The Washington Post reported Thursday most of the infractions involve unauthorized surveillance of Americans or foreign intelligence targets in the U.S., both restricted by law and executive order. The newspaper said the infractions range from “significant violations of law” to typographical errors resulting in the “unintended interception” of U.S. e-mails and telephone calls.
The Washington Post said NSA leaker Edward Snowden provided the newspaper with the documents weeks ago. The report said the documents include a level of detail and analysis that is “not routinely shared with Congress or the special court that oversees surveillance.”
The newspaper cited an unidentified senior NSA official who said in an interview “we’re a human-run agency operating in a complex environment with a number of different regulatory regimes, so at times we find ourselves on the wrong side of the line.”

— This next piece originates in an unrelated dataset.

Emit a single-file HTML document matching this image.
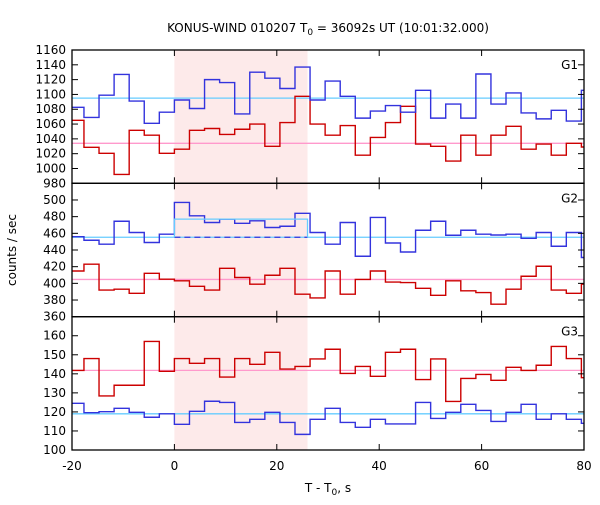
<!DOCTYPE html>
<html><head><meta charset="utf-8"><style>
body{margin:0;background:#fff;}
svg text{font-family:"DejaVu Sans","Liberation Sans",sans-serif;font-size:12px;fill:#000;}
</style></head><body>
<svg id="chart" width="600" height="500" xmlns="http://www.w3.org/2000/svg">
<text x="328" y="32" text-anchor="middle">KONUS-WIND 010207 T<tspan font-size="9" dy="3">0</tspan><tspan dy="-3"> = 36092s UT (10:01:32.000)</tspan></text>
<text transform="translate(16,250) rotate(-90)" text-anchor="middle">counts / sec</text>
<text x="328" y="492" text-anchor="middle">T - T<tspan font-size="9" dy="3">0</tspan><tspan dy="-3">, s</tspan></text>
<g id="plots"></g>
</svg>
<script>
const binWidth = 2.944;
const firstBin = -7;
const xTicks = [-20, 0, 20, 40, 60, 80];
const shadeRange = [0, 26];
const g1Blue = [1082.6,1069,1099,1127,1091,1061,1076,1092.5,1081,1120,1116,1073.6,1130,1122,1108,1137,1092.5,1118,1097.5,1068,1077.6,1085,1076,1105.6,1068,1087,1068,1127.6,1087,1102,1075,1067,1078.6,1064,1105.6];
const g1Red = [1065,1028.6,1020.5,992,1051.6,1045,1020.5,1026,1051.6,1054,1046,1053,1060,1030,1062,1097.5,1060,1045,1058,1018,1042,1062,1084,1033,1030,1010,1045,1018,1045,1057,1026,1033,1018,1034,1029];
const g2Blue = [456,451.7,447,474.5,461,449,459,497,481,473,477,472,475,467,468.5,484,461,447,473,432.5,479,448.4,437.6,463.7,474.5,457.7,463.7,459,458,459,454,461,444.5,461,431];
const g2Red = [414.8,423,392,393,388,412,405,403,396.5,392,418,407,399,409.7,418,387,382.5,414.8,387,404.7,414.8,401.6,401,394,385.7,403,391,389,375,393,408.5,420.5,392,388,399];
const g3Blue = [124.5,119.6,120.1,121.9,119.8,117.2,119,113.5,120.3,125.6,125,114.5,116.1,119.8,114.5,108.2,116.1,121.9,114.5,111.9,116.1,113.7,113.7,125,116.6,119.8,124,120.8,115,119.8,124,116.1,119,116.1,114];
const g3Red = [141.8,148,128.4,134,134,157,141.3,148,145.5,148,138.3,148,145,151.3,142.5,143.9,147.8,152.9,140.2,143.9,138.7,151.3,152.9,137,147.8,125.5,137.6,139.7,136.6,143.4,141.8,144.5,154.4,148,138];
const g1Means = [1095, 1034];
const g2Means = [455.3, 404.7];
const g2BurstLevel = 477;
const g3Means = [119, 141.8];
const g1Ticks = [980,1000,1020,1040,1060,1080,1100,1120,1140,1160];
const g2Ticks = [360,380,400,420,440,460,480,500];
const g3Ticks = [100,110,120,130,140,150,160];

const NS = "http://www.w3.org/2000/svg";
const X0 = 72, X1 = 584, XMIN = -20, XMAX = 80;
const xs = v => X0 + (v - XMIN) / (XMAX - XMIN) * (X1 - X0);
const root = document.getElementById('plots');
function mk(tag, attrs, parent){ const e = document.createElementNS(NS, tag); for (const k in attrs) e.setAttribute(k, attrs[k]); (parent||root).appendChild(e); return e; }

const panels = [
 {name:'g1', top:50, bot:183.3, min:980, max:1160, ticks:g1Ticks, blue:g1Blue, red:g1Red, means:g1Means, label:'G1'},
 {name:'g2', top:183.3, bot:316.7, min:360, max:520, ticks:g2Ticks, blue:g2Blue, red:g2Red, means:g2Means, label:'G2'},
 {name:'g3', top:316.7, bot:450, min:100, max:170, ticks:g3Ticks, blue:g3Blue, red:g3Red, means:g3Means, label:'G3'}
];

const sh = mk('rect', {x: xs(shadeRange[0]), y: 50, width: xs(shadeRange[1]) - xs(shadeRange[0]), height: 400, fill: '#fdeaea'});



function stepPath(vals, ys){
  let d = '';
  vals.forEach((v, i) => {
    const t0 = Math.max(XMIN, (firstBin + i) * binWidth);
    const t1 = Math.min(XMAX, (firstBin + i + 1) * binWidth);
    const y = ys(v).toFixed(2);
    d += (i === 0 ? 'M' : 'L') + xs(t0).toFixed(2) + ' ' + y + ' L' + xs(t1).toFixed(2) + ' ' + y + ' ';
  });
  return d;
}

panels.forEach(p => {
  const ys = v => p.bot - (v - p.min) / (p.max - p.min) * (p.bot - p.top);
  const g = mk('g', {});
  
  
  const mb = mk('line', {x1: X0, x2: X1, y1: ys(p.means[0]), y2: ys(p.means[0]), stroke: '#66ccff', 'stroke-width': 1.3}, g);
  
  
  const mr = mk('line', {x1: X0, x2: X1, y1: ys(p.means[1]), y2: ys(p.means[1]), stroke: '#ff99cc', 'stroke-width': 1.3}, g);
  
  
  const pr = mk('path', {d: stepPath(p.red, ys), fill: 'none', stroke: '#cc0000', 'stroke-width': 1.4}, g);
  
  
  const pb = mk('path', {d: stepPath(p.blue, ys), fill: 'none', stroke: '#3333dd', 'stroke-width': 1.4}, g);
  
  
  if (p.name === 'g2') {
    const bx0 = xs(shadeRange[0]), bx1 = xs(shadeRange[1]);
    const dl = mk('line', {x1: bx0, x2: bx1, y1: ys(p.means[0]), y2: ys(p.means[0]), stroke: '#3333dd', 'stroke-width': 1.3, 'stroke-dasharray': '6,4'}, g);
    
    
    const bl = mk('path', {d: `M${bx0} ${ys(p.means[0])} L${bx0} ${ys(g2BurstLevel)} L${bx1} ${ys(g2BurstLevel)} L${bx1} ${ys(p.means[0])}`, fill: 'none', stroke: '#66ccff', 'stroke-width': 1.3}, g);
    
    
  }
  const fr = mk('rect', {x: X0, y: p.top, width: X1 - X0, height: p.bot - p.top, fill: 'none', stroke: '#000', 'stroke-width': 1.3}, g);
  
  
  p.ticks.forEach(t => {
    const y = ys(t);
    mk('line', {x1: X0, x2: X0 + 6, y1: y, y2: y, stroke: '#000'}, g);
    mk('line', {x1: X1 - 6, x2: X1, y1: y, y2: y, stroke: '#000'}, g);
    const tl = mk('text', {x: X0 - 6, y: y + 4, 'text-anchor': 'end'}, g);
    tl.textContent = t;
    
    
  });
  xTicks.forEach(t => {
    const x = xs(t);
    mk('line', {x1: x, x2: x, y1: p.top, y2: p.top + 6, stroke: '#000'}, g);
    mk('line', {x1: x, x2: x, y1: p.bot - 6, y2: p.bot, stroke: '#000'}, g);
  });
  const lb = mk('text', {x: 578, y: p.top + 19, 'text-anchor': 'end'}, g);
  lb.textContent = p.label;
  
  
});

xTicks.forEach(t => {
  const tl = mk('text', {x: xs(t), y: 470, 'text-anchor': 'middle'});
  tl.textContent = t;
  
  
});
</script>
</body></html>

According to the story, in one of the documents, NSA personnel are instructed to remove details and substitute more generic language in reports to the Justice Department and the Office of the Director of National Intelligence.
The Washington Post said the NSA decided it did not need to report the unintended surveillance of Americans. The newspaper said a “notable example” in 2008 was the interception of a large number of calls placed from Washington. The Post said a programming error confused Washington’s telephone area code 202 for 20, the international dialling code for Egypt. The newspaper said that, according to a “quality assurance” review, the NSA’s oversight staff was not made aware of the interceptions.
The Post cited another case in which the Foreign Intelligence Surveillance Court, which has authority over some NSA operations, did not learn about a new collection method until it had been in operation for “many months.” The report says the court ruled the method unconstitutional.
The Washington Post said in the NSA audit, dated May, 2012, there were 2,776 “incidents” in the preceding 12 months of “unauthorized collection, storage, access to or distribution of legally protected communications.” The newspaper said most of the incidents were “unintended,” involving “failures of due diligence or violations of standard operating procedure.” The newspaper said the “most serious” incidents involved a violation of a court order and unauthorized use of data about more than 3,000 Americans and green card holders.
The Washington Post said there is “no reliable way” to calculate from the number of recorded compliance issues, how many American’s have had their communications “improperly collected, stored or distributed by the NSA.”